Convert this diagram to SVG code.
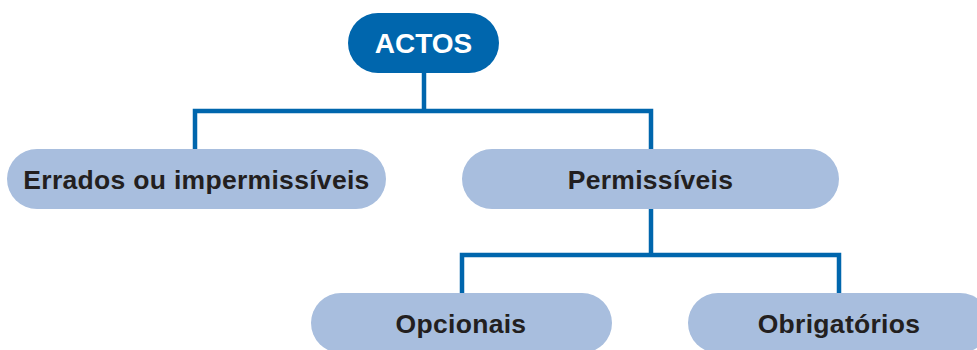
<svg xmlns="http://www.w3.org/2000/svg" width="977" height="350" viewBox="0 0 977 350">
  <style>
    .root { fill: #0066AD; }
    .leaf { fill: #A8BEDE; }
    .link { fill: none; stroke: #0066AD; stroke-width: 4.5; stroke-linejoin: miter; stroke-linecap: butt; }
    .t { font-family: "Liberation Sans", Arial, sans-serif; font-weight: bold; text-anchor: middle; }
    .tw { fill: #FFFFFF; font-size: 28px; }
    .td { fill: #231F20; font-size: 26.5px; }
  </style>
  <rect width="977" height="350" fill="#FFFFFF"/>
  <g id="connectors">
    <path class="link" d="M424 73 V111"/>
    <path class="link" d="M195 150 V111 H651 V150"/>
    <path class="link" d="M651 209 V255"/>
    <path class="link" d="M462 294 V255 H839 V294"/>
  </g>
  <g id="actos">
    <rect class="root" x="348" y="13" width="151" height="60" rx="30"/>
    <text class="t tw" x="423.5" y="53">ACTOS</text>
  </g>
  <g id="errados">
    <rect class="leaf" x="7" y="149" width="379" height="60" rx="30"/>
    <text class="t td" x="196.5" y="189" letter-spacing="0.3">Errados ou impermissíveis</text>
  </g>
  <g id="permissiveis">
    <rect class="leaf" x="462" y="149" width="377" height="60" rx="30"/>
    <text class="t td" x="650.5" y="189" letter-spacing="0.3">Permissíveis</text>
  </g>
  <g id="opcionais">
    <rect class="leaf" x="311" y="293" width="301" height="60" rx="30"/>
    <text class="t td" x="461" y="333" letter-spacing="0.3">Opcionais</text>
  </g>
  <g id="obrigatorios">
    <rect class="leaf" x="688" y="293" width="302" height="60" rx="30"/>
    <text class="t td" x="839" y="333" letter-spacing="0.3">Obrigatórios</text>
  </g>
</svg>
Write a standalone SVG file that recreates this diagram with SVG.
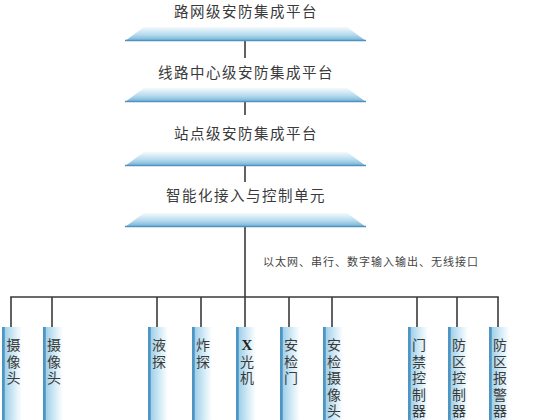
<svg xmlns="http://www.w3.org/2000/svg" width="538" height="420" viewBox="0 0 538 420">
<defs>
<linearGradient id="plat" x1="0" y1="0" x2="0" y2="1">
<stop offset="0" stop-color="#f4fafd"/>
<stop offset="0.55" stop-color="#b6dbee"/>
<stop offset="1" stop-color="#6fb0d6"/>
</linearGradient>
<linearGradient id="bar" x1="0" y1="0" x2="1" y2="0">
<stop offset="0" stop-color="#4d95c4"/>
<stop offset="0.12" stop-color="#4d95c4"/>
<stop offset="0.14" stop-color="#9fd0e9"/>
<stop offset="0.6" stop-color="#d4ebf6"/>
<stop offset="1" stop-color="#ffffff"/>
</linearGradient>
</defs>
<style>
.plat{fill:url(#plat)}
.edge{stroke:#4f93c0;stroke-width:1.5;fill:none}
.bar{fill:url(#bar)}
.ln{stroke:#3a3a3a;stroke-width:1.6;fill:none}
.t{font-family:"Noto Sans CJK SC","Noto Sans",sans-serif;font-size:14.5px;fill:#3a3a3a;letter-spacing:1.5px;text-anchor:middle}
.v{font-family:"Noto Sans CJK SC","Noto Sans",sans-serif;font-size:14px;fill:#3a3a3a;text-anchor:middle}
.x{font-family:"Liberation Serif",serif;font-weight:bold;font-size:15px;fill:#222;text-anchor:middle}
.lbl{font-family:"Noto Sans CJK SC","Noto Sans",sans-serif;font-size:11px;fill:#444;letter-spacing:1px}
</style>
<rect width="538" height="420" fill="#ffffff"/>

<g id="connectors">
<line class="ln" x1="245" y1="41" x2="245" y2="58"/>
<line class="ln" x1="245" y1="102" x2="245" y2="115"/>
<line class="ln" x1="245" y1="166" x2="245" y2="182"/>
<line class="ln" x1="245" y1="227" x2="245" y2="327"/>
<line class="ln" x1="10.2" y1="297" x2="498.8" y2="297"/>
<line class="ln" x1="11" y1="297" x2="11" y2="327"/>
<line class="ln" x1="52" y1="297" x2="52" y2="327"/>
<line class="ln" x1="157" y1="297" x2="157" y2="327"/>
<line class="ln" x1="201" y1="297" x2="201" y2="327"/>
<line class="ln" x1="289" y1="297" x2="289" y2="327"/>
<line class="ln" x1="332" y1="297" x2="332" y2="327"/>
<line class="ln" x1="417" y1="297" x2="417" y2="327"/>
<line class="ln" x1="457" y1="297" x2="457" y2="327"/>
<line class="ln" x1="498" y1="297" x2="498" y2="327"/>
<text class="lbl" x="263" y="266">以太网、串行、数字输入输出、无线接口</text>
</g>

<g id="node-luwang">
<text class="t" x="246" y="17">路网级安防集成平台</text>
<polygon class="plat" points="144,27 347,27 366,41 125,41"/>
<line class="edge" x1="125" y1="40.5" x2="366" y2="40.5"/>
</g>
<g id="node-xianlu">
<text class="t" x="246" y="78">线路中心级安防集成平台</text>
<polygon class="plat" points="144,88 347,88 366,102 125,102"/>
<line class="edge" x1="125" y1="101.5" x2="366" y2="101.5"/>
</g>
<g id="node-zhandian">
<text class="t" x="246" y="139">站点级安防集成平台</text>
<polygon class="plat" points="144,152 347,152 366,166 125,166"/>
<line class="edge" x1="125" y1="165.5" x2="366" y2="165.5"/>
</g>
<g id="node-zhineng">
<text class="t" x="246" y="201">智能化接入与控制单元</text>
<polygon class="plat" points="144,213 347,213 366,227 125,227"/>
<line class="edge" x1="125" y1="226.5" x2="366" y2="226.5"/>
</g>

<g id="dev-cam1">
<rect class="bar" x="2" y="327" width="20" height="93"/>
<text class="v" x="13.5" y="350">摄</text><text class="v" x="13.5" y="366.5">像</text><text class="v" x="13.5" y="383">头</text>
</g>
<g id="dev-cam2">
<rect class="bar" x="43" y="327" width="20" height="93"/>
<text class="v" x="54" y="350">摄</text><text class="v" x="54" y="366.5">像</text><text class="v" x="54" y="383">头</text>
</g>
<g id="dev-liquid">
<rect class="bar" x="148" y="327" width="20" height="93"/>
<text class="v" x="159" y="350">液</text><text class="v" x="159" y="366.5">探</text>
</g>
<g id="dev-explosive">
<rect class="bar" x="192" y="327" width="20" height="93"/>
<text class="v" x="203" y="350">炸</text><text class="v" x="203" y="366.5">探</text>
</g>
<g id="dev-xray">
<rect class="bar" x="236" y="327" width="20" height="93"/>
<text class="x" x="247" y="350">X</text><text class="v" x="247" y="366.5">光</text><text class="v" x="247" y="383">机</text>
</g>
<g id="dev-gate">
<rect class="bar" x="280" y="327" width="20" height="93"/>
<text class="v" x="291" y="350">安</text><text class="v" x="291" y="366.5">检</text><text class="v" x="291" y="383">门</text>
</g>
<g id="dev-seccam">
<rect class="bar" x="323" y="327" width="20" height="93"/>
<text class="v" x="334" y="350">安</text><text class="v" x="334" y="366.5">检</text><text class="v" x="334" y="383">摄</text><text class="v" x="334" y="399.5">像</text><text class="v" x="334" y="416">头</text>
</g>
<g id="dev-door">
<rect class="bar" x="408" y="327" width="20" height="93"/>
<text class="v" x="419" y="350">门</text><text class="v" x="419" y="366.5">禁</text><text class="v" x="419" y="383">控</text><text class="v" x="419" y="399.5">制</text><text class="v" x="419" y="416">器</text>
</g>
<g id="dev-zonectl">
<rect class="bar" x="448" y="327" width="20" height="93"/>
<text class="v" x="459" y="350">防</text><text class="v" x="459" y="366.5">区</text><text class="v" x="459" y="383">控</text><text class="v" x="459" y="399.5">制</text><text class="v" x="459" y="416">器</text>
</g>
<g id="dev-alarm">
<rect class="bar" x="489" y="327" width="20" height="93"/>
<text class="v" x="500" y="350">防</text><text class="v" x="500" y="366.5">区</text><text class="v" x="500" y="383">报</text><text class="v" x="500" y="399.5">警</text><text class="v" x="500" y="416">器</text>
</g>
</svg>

__________

## The task:
Report how many lines of the preceding records include "this". Output the number only.

## Response:
2